**What to produce**
Among the lines listed below, count those that include the string "standalone", and state only the count.

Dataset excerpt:
╔══

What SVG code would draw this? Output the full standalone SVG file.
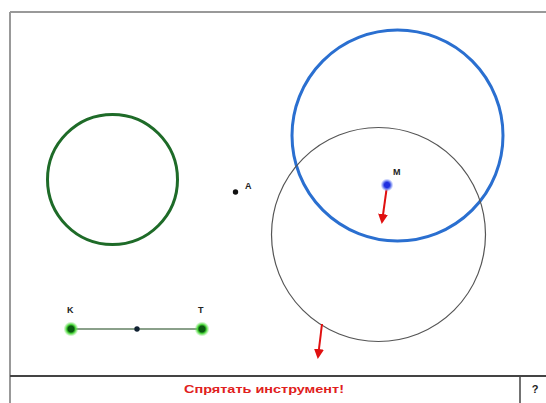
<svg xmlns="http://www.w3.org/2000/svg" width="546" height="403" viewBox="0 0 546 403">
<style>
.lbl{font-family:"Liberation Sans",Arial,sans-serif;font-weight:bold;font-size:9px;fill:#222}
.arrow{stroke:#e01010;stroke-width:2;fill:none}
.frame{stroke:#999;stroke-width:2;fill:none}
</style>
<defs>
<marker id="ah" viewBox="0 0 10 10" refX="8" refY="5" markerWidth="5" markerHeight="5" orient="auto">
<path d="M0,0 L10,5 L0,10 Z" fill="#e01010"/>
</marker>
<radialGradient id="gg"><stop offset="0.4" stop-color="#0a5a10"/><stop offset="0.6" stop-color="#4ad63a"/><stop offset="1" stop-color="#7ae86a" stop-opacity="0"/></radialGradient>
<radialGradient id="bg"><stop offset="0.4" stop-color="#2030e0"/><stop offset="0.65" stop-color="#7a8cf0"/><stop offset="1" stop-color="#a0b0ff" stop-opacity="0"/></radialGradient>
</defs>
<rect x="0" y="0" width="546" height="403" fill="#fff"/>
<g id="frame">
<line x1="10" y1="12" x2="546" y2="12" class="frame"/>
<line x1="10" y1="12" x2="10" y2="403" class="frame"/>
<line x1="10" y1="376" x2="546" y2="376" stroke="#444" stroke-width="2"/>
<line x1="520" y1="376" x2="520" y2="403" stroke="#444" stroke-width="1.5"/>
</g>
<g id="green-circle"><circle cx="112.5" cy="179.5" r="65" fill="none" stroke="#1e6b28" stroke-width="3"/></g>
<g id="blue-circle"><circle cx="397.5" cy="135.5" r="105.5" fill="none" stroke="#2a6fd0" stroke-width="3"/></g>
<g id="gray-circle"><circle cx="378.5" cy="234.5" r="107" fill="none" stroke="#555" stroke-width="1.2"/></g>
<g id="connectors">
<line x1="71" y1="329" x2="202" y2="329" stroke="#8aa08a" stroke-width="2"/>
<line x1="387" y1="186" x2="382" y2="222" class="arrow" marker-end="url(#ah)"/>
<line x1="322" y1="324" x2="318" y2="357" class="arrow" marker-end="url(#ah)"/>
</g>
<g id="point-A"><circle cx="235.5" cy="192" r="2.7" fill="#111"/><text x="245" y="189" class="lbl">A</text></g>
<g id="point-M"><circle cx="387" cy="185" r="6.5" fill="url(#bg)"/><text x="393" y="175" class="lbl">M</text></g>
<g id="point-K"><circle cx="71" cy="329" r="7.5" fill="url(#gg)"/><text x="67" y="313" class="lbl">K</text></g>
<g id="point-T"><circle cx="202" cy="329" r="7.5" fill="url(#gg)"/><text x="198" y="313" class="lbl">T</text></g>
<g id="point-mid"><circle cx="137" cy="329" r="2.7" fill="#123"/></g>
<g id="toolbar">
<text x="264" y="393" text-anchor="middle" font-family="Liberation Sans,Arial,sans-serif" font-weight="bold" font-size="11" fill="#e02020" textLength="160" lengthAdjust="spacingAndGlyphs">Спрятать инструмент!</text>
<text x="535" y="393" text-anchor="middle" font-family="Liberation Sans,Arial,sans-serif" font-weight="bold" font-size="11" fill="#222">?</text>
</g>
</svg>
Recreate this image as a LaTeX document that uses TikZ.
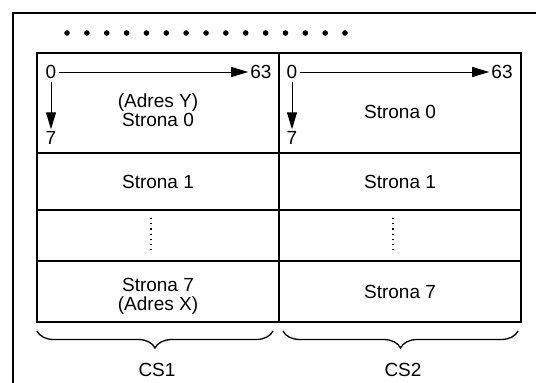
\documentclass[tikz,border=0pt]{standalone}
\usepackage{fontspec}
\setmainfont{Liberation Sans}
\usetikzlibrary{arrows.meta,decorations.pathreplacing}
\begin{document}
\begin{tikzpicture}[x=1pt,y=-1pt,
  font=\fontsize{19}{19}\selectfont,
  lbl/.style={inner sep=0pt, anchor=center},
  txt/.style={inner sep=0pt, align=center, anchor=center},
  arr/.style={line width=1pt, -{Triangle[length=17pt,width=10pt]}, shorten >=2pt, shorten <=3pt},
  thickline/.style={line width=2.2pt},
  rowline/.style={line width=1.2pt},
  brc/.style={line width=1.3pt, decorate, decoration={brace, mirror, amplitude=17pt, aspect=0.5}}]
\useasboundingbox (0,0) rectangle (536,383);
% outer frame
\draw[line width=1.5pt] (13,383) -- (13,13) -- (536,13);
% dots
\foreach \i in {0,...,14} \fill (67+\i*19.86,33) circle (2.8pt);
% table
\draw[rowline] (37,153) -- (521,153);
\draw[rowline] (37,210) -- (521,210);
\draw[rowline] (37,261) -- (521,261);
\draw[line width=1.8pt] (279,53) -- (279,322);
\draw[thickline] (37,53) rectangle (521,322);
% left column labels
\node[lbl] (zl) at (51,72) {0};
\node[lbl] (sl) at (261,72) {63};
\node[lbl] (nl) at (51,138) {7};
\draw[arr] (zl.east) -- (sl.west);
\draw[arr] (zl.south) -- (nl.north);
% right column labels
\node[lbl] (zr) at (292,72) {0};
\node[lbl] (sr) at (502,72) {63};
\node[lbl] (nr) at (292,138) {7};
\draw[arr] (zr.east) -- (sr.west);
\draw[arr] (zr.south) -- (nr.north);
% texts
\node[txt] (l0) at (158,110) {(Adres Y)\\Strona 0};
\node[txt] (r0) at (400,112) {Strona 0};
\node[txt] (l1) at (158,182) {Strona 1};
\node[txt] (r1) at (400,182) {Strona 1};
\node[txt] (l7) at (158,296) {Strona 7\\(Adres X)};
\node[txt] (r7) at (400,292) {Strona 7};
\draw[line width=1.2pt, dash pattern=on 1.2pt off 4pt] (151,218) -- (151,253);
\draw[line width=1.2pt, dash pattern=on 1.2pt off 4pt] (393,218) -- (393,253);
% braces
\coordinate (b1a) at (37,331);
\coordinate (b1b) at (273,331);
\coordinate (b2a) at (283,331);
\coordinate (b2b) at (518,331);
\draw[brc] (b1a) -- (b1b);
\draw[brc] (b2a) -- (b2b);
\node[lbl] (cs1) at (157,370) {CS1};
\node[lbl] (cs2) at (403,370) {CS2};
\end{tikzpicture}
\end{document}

╚══

**Written solution**
2